Quanto all’analisi dei rifiuti eseguita di recente, De Rensis ha sottolineato: «Lei avrà sentito qualcuno tra gli opinionisti, per fortuna pochi, dire a gran voce che non sarebbe emerso nulla. Bene, noi abbiamo scoperto che dopo 18 anni ci possono essere tracce di Dna».
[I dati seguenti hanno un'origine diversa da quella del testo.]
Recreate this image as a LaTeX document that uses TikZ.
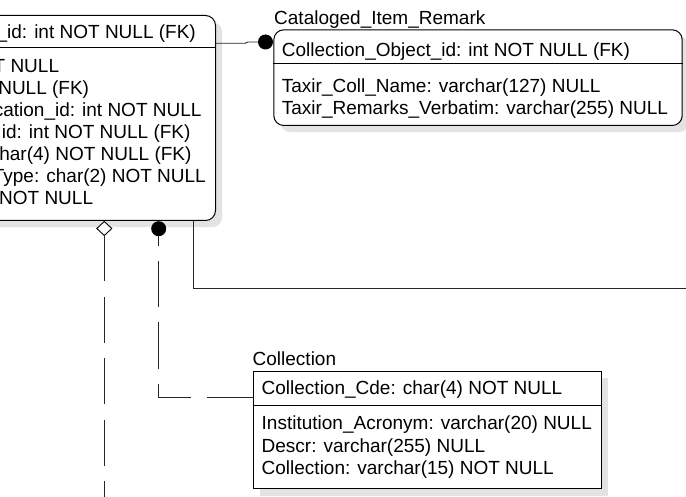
\documentclass[tikz,border=0pt]{standalone}
\usepackage{fontspec}
\setmainfont{Liberation Sans}
\tikzset{
  tbl/.style={draw=black, line width=1pt, fill=white, inner sep=0pt, anchor=north west},
  tshadow/.style={fill=gray!22, draw=none, inner sep=0pt, anchor=north west},
  txt/.style={inner sep=0pt, font=\fontsize{19}{22}\selectfont},
  sepline/.style={draw=black, line width=1pt},
  conn/.style={draw=black!85, line width=0.9pt},
  dashconn/.style={conn, dash pattern=on 46pt off 15.4pt},
  dotnode/.style={circle, fill=black, draw=none, minimum size=15pt, inner sep=0pt},
  diamline/.style={draw=black, line width=0.9pt, fill=white, line join=miter}
}
\begin{document}
\begin{tikzpicture}[x=1pt,y=-1pt]
\useasboundingbox (0,0) rectangle (686,497);
\clip (0,0) rectangle (686,497);
\fill[white] (0,0) rectangle (686,497);

% ---------- left table (cut off) ----------
\node[tshadow, rounded corners=10pt, minimum width=255pt, minimum height=205pt] (ltabsh) at (-33,22) {};
\node[tbl, rounded corners=10pt, minimum width=255pt, minimum height=205pt] (ltab) at (-40,15) {};
\draw[sepline] (ltab.west |- 0,48) -- (ltab.east |- 0,48);
\node[txt, anchor=base east] (l0) at (196,39) {\_id: int NOT NULL (FK)};
\node[txt, anchor=base east] (l1) at (59.3,72.5) {NOT NULL};
\node[txt, anchor=base east] (l2) at (89.3,94.5) {NULL (FK)};
\node[txt, anchor=base east] (l3) at (201.7,116.5) {cation\_id: int NOT NULL};
\node[txt, anchor=base east] (l4) at (190.7,138.5) {id: int NOT NULL (FK)};
\node[txt, anchor=base east] (l5) at (191.7,160.5) {char(4) NOT NULL (FK)};
\node[txt, anchor=base east] (l6) at (206,182.5) {Type: char(2) NOT NULL};
\node[txt, anchor=base east] (l7) at (93.3,204.5) {NOT NULL};

% ---------- Cataloged_Item_Remark ----------
\node[tshadow, rounded corners=10pt, minimum width=408.4pt, minimum height=95.7pt] (cirsh) at (280.3,36.3) {};
\node[tbl, rounded corners=10pt, minimum width=408.4pt, minimum height=95.7pt] (cir) at (273.3,29.3) {};
\draw[sepline] (cir.west |- 0,63.3) -- (cir.east |- 0,63.3);
\node[txt, anchor=base west] (cirt) at (274,25) {Cataloged\_Item\_Remark};
\node[txt, anchor=base west] (cir0) at (281.7,57) {Collection\_Object\_id: int NOT NULL (FK)};
\node[txt, anchor=base west] (cir1) at (281.7,92.6) {Taxir\_Coll\_Name: varchar(127) NULL};
\node[txt, anchor=base west] (cir2) at (281.7,114.3) {Taxir\_Remarks\_Verbatim: varchar(255) NULL};

% ---------- Collection ----------
\node[tshadow, minimum width=348pt, minimum height=117.3pt] (colsh) at (259.7,378) {};
\node[tbl, minimum width=348pt, minimum height=117.3pt] (col) at (252.7,371) {};
\draw[sepline] (col.west |- 0,405) -- (col.east |- 0,405);
\node[txt, anchor=base west] (colt) at (252.5,366) {Collection};
\node[txt, anchor=base west] (col0) at (261.5,394.5) {Collection\_Cde: char(4) NOT NULL};
\node[txt, anchor=base west] (col1) at (261.5,429.5) {Institution\_Acronym: varchar(20) NULL};
\node[txt, anchor=base west] (col2) at (261.5,452) {Descr: varchar(255) NULL};
\node[txt, anchor=base west] (col3) at (261.5,474.5) {Collection: varchar(15) NOT NULL};

% ---------- connectors ----------
% left table -> Cataloged_Item_Remark
\node[dotnode] (d1) at (265.5,42) {};
\coordinate (j1) at (245,43.3);
\coordinate (j2) at (247.5,42);
\draw[conn] (ltab.east |- 0,43.3) -- (j1) -- (j2) -- (d1.west);

% Collection -> left table (dashed, filled dot)
\node[dotnode] (d2) at (158.7,228.7) {};
\draw[dashconn] (col.west |- 0,397.3) -- (d2.center |- 0,397.3) -- (d2.south);

% left table -> down (dashed, hollow diamond)
\coordinate (dmt) at (104.3,221.5);
\coordinate (dms) at (104.3,235.5);
\draw[diamline] (dmt) -- ++(7.5,7) -- (dms) -- ++(-7.5,-7) -- cycle;
\coordinate (dmend) at (104.3,505);
\draw[dashconn] (dms) -- (dmend);

% left table -> right (solid)
\coordinate (r1) at (193.3,288.3);
\coordinate (r2) at (695,288.3);
\draw[conn] (ltab.south -| r1) -- (r1) -- (r2);
\end{tikzpicture}
\end{document}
Ha inoltre ribadito che la difesa di Stasi non si è mai opposta all’indagine, a differenza di Andrea Sempio: «L’indagato si è opposto a tutto, non ha dato volontariamente il Dna, non voleva che iniziasse l’incidente probatorio. Allora io dico che quel poco di Dna che sembrerebbe emergere dalla spazzatura ci deve dare fiducia».

Il comportamento di Stasi

Secondo Giuseppe Poggi, il comportamento dell’ex fidanzato di Chiara è stato ambiguo fin dall’inizio: «Fino al suo arresto andavamo insieme al cimitero. Mi aspettavo sempre che dicesse: “Mi stanno indagando, ma non ho ucciso Chiara”. Invece non lo diceva mai. Era strano».

E rincara la dose: «Oggi si parla di Sempio per tre telefonate di pochi secondi, ma Stasi fece chiamate per ore mentre Chiara non rispondeva, senza andare a vedere. E della bicicletta nera? Di questo l’avvocato De Rensis non vuole parlare in tv».
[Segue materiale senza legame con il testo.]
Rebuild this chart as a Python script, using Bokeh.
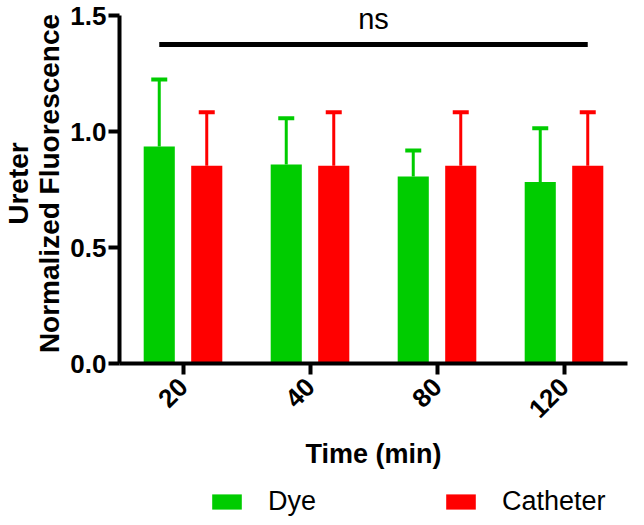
import math
from bokeh.plotting import figure
from bokeh.layouts import column
from bokeh.models import (Range1d, FixedTicker, ColumnDataSource, Whisker, TeeHead,
                          Legend, LegendItem, Label, NumeralTickFormatter)
from bokeh.embed import file_html
from bokeh.resources import INLINE

# ---- data ----
times = ["20", "40", "80", "120"]
dye_mean = [0.935, 0.858, 0.806, 0.783]
dye_err = [0.289, 0.199, 0.112, 0.231]
cath_mean = [0.853, 0.853, 0.853, 0.853]
cath_err = [0.230, 0.230, 0.230, 0.230]
series_names = ["Dye", "Catheter"]
y_ticks = [0.0, 0.5, 1.0, 1.5]
sig_level = 1.375
sig_text = "ns"

# ---- style ----
GREEN = "#00CC00"
RED = "#FF0000"
FONT = "Liberation Sans"
OFF = 0.187
W = 0.245

idx = list(range(len(times)))
dye_src = ColumnDataSource(dict(
    x=[i - OFF for i in idx], top=dye_mean,
    upper=[m + e for m, e in zip(dye_mean, dye_err)]))
cath_src = ColumnDataSource(dict(
    x=[i + OFF for i in idx], top=cath_mean,
    upper=[m + e for m, e in zip(cath_mean, cath_err)]))

p = figure(width=628, height=476, output_backend="svg", toolbar_location=None,
           x_range=Range1d(-0.5, len(times) - 0.5), y_range=Range1d(0, 1.552),
           min_border_top=3, min_border_right=1, min_border_left=107, min_border_bottom=113)
p.outline_line_color = None
p.grid.visible = False
p.background_fill_color = "white"

p.vbar(x="x", top="top", width=W, source=dye_src, fill_color=GREEN, line_color=None)
p.vbar(x="x", top="top", width=W, source=cath_src, fill_color=RED, line_color=None)

for src, col in ((dye_src, GREEN), (cath_src, RED)):
    wk = Whisker(base="x", lower="top", upper="upper", source=src,
                 line_color=col, line_width=3, lower_head=None,
                 upper_head=TeeHead(size=16, line_color=col, line_width=4))
    p.add_layout(wk)

# significance bar
x0 = idx[0] - OFF
x1 = idx[-1] + OFF
p.segment(x0=[x0], y0=[sig_level], x1=[x1], y1=[sig_level], line_color="black", line_width=5)
p.add_layout(Label(x=(x0 + x1) / 2, y=sig_level, y_offset=26, text=sig_text,
                   text_align="center", text_baseline="alphabetic",
                   text_font=FONT, text_font_size="29px", text_color="black"))

# axes
for ax in (p.xaxis[0], p.yaxis[0]):
    ax.axis_line_width = 4
    ax.axis_line_color = "black"
    ax.major_tick_line_width = 4
    ax.major_tick_line_color = "black"
    ax.major_tick_in = 0
    ax.major_tick_out = 11
    ax.minor_tick_line_color = None
    ax.major_label_text_font = FONT
    ax.major_label_text_font_style = "bold"
    ax.major_label_text_font_size = "26px"
    ax.major_label_text_color = "black"
    ax.axis_label_text_font = FONT
    ax.axis_label_text_font_style = "bold"
    ax.axis_label_text_color = "black"

p.yaxis.ticker = FixedTicker(ticks=y_ticks)
p.yaxis.bounds = (y_ticks[0], y_ticks[-1])
p.yaxis.formatter = NumeralTickFormatter(format="0.0")
p.yaxis.major_label_standoff = 2
p.yaxis.axis_label = "Ureter\nNormalized Fluorescence"
p.yaxis.axis_label_text_font_size = "28px"
p.yaxis.axis_label_text_line_height = 1.0
p.yaxis.axis_label_standoff = 2

p.xaxis.ticker = FixedTicker(ticks=idx)
p.xaxis.major_label_overrides = {i: t for i, t in zip(idx, times)}
p.xaxis.major_label_orientation = math.pi / 4
p.xaxis.major_label_standoff = 8
p.xaxis.axis_label = "Time (min)"
p.xaxis.axis_label_text_font_size = "27px"
p.xaxis.axis_label_standoff = 10

# legend strip below the chart (same data sources; bars fall outside its view)
leg = figure(width=628, height=41, output_backend="svg", toolbar_location=None,
             x_range=Range1d(0, 1), y_range=Range1d(10, 11),
             x_axis_location=None, y_axis_location=None,
             min_border_top=0, min_border_bottom=0, min_border_left=0, min_border_right=0)
leg.outline_line_color = None
leg.grid.visible = False
l_dye = leg.vbar(x="x", top="top", width=W, source=dye_src, fill_color=GREEN, line_color=None)
l_cath = leg.vbar(x="x", top="top", width=W, source=cath_src, fill_color=RED, line_color=None)

legend = Legend(items=[LegendItem(label=series_names[0], renderers=[l_dye]),
                       LegendItem(label=series_names[1], renderers=[l_cath])],
                orientation="horizontal", glyph_width=37, glyph_height=19,
                label_standoff=23, spacing=126, label_text_font=FONT,
                label_text_font_size="27px", label_text_color="black",
                border_line_color=None, padding=0, margin=0,
                location=(89, 0), background_fill_alpha=0)
leg.add_layout(legend)

open("out.html", "w").write(file_html(column(p, leg, spacing=0), INLINE))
Ancora più dura la critica al clima mediatico: «A me gli innocentisti vanno bene, ma c’è modo e modo di sostenere l’innocenza di Stasi. Se per scagionare lui si screditano altre persone e si rovinano delle vite, cosa si sta facendo? Assolvi uno e ne condanni altri cinque. Ora parlano di cinque killer, ho perso il conto».

Il risarcimento

A chi sospetta che la famiglia Poggi tema la revisione della condanna per motivi economici, Giuseppe replica: «Non abbiamo chiesto tutto il risarcimento, solo una parte. Non volevamo rovinare i signori Stasi. Abbiamo ricevuto circa la metà, con cui abbiamo pagato legali e spese. Il resto è rateizzato, e probabilmente non lo vedremo mai. Se dovremo restituire tutto, lo faremo».

Infine, un appello: «Vorremmo un po’ di silenzio. Da marzo siamo stati catapultati in una situazione perfino peggiore di 18 anni fa. Spero che finisca presto, abbiamo diritto a vivere tranquilli».